The Pittsburgh Mercantile Company Building in the South Side Flats neighborhood of Pittsburgh, Pennsylvania, United States,
was built in 1907 to 1908 and functioned as the company store for the nearby Jones and Laughlin Steel Company. It is currently used as an apartment building. The structure was listed in the National Register of Historic Places in 2014.

==Architecture==
The original portion of the building, constructed during 1907 and 1908, is six stories tall, buff-colored Roman brick with steel frame, with concrete floors and roof. Fronting on East Carson street, the main commercial road in the South Side Flats, it is 108 ft wide by 116 ft deep, with terra cotta first-story wall cladding and cornice trim work. A three-story-and-mezzanine addition, 36 ft wide by 116 ft deep, was built on the building's east side in 1936. A one-story addition was added to the rear in 1950. The building has been renovated and rehabilitated several times, including 1967–1968 when it was purchased by Goodwill Industries of Pittsburgh for use as its headquarters, store, and workshop, and again in 2012 when it was converted to use as an apartment building.

==Company store==
Though Pennsylvania had laws in place to keep industrial firms from owning company stores directly, these laws were easily evaded by having a separate corporation own the store; such was the case with J&L Steel and the Pittsburgh Mercantile Company. The original officers of the Pittsburgh Mercantile Company were the same as the officers of J&L. Arguments against the company store system, which had dated back to 1464 in England with what was there called the truck system, included the potential of abuse by paying workers in scrip, which could only be used at company's facilities. Arguments in favor included reducing the problems faced by immigrant workers that were unfamiliar with the language, customs, and problems of acquiring clothing, housing, and food, by setting up company housing and stores with payment in scrip.

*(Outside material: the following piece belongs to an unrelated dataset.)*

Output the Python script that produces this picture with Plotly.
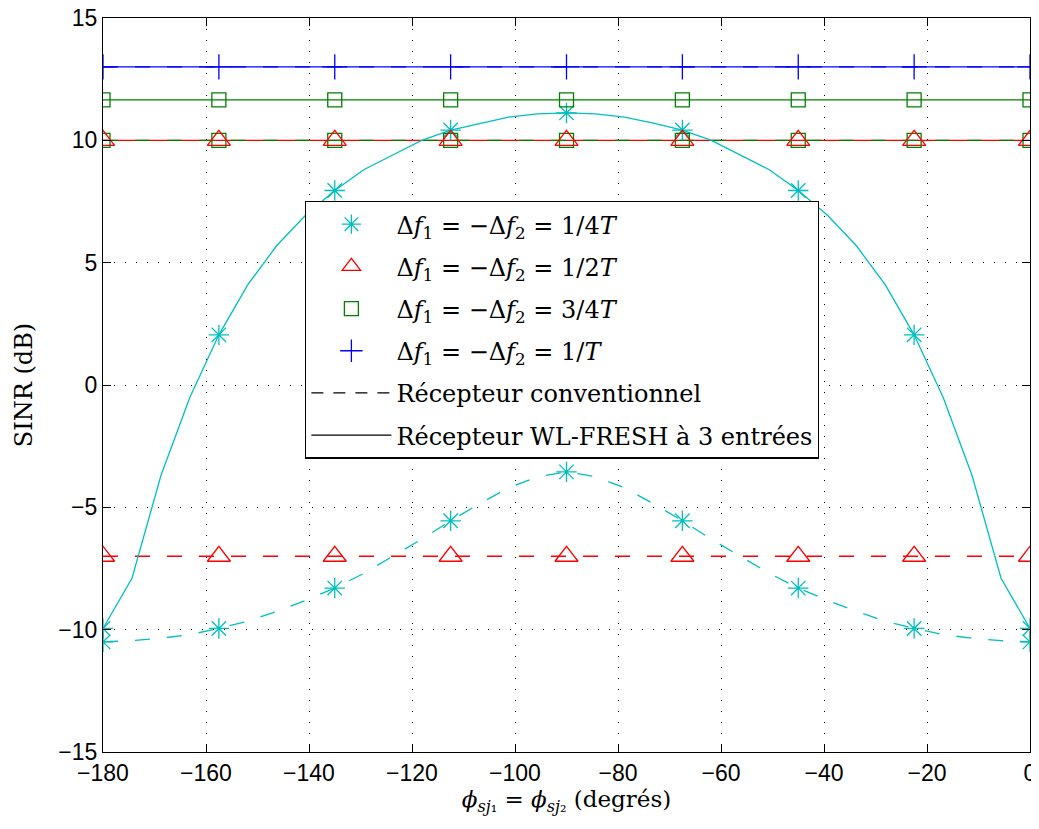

Pittsburgh Mercantile Company ran a general purpose store at its South Side Flats flagship location, including groceries, dry goods, hardware, and home furnishings. At least seven other locations were established, including Aliquippa and California, Pennsylvania.

While hearings, investigations and legislation to end the scrip/company store system continued through the Great Depression and beyond, the scrip system didn't end until 1950. The Pittsburgh Mercantile Company remained profitable for another decade after that.